A computer system may allow access to users by way of any browser or operating system.
Embodiments of a subset or all (and portions or all) of the above may be implemented by program instructions stored in a memory medium or carrier medium and executed by a processor. A memory medium may include any of various types of memory devices or storage devices. The term "memory medium" is intended to include an installation medium, e.g., a Compact Disc Read Only Memory (CD-ROM), floppy disks, or tape device; a computer system memory or random access memory such as Dynamic Random Access Memory (DRAM), Double Data Rate Random Access Memory (DDR RAM), Static Random Access Memory (SRAM), Extended Data Out Random Access Memory (EDO RAM), Rambus Random Access Memory (RAM), etc.; or a non- volatile memory such as a magnetic media, e.g., a hard drive, or optical storage. The memory medium may comprise other types of memory as well, or combinations thereof. In addition, the memory medium may be located in a first computer in which the programs are executed, or may be located in a second different computer that connects to the first computer over a network, such as the Internet. In the latter instance, the second computer may provide program instructions to the first computer for execution. The term "memory medium" may include two or more memory mediums that may reside in different locations, e.g., in different computers that are connected over a network. In some embodiments, a computer system at a respective participant location may include a memory medium(s) on which one or more computer programs or software components according to one embodiment may be stored. For example, the memory medium may store one or more programs that are executable to perform the methods described herein. The memory medium may also store operating system software, as well as other software for operation of the computer system.
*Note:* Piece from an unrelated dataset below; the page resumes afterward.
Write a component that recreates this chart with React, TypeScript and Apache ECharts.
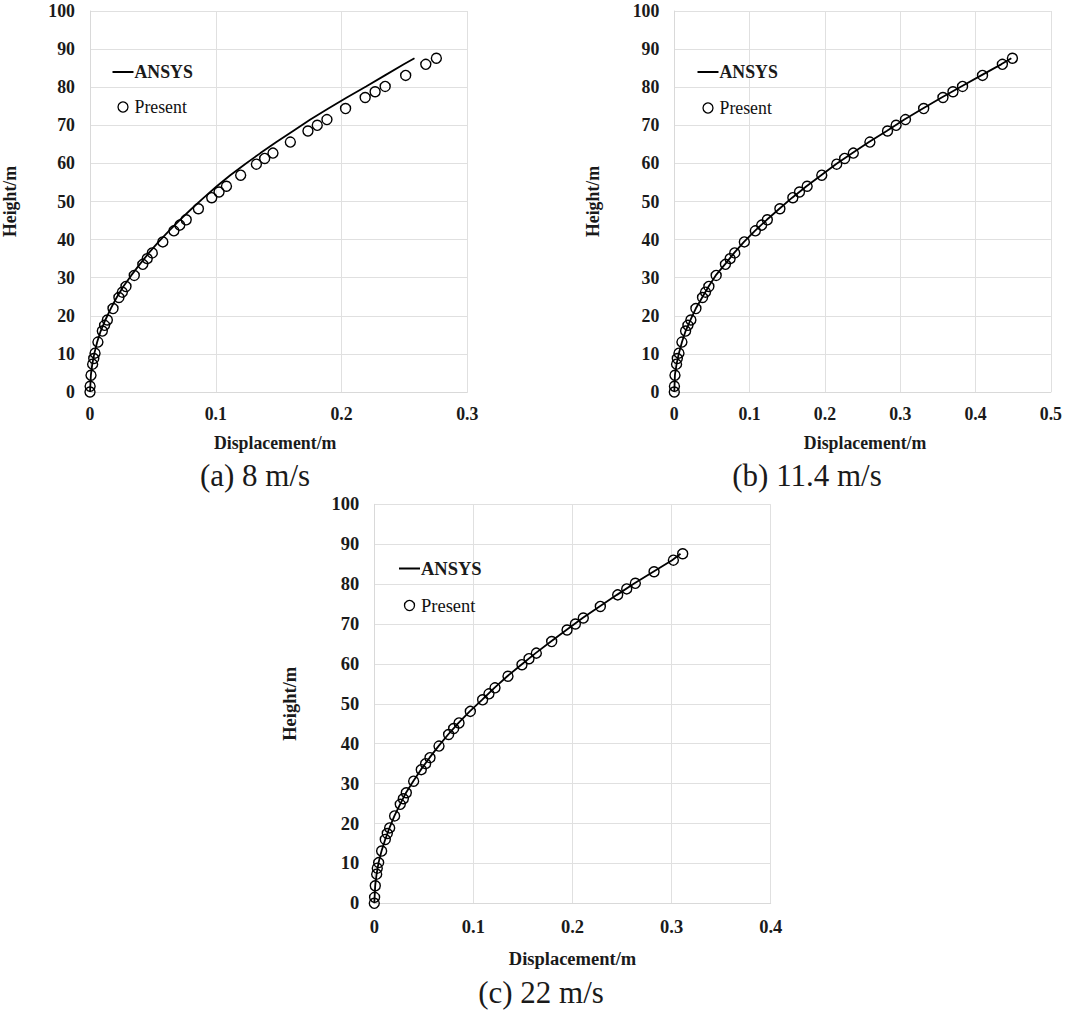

The memory medium may store a software program or programs operable to implement embodiments as described herein. The software program(s) may be implemented in various ways, including, but not limited to, procedure-based techniques, component-based techniques, and/or object-oriented techniques, among others. For example, the software programs may be implemented using ActiveX controls, C++ objects, JavaBeans, Microsoft Foundation Classes (MFC), browser-based applications (e.g., Java applets), traditional programs, or other technologies or methodologies, as desired. A CPU executing code and data from the memory medium may include a means for creating and executing the software program or programs according to the embodiments described herein.
Further modifications and alternative embodiments of various aspects of the invention will be apparent to those skilled in the art in view of this description. Accordingly, this description is to be construed as illustrative only and is for the purpose of teaching those skilled in the art the general manner of carrying out the invention. It is to be understood that the forms of the invention shown and described herein are to be taken as examples of embodiments. Elements and materials may be substituted for those illustrated and described herein, parts and processes may be reversed or omitted, and certain features of the invention may be utilized independently, all as would be apparent to one skilled in the art after having the benefit of this description of the invention. Changes may be made in the elements described herein without departing from the spirit and scope of the invention as described in the following claims. The words "include", "including", and "includes" mean including, but not limited to.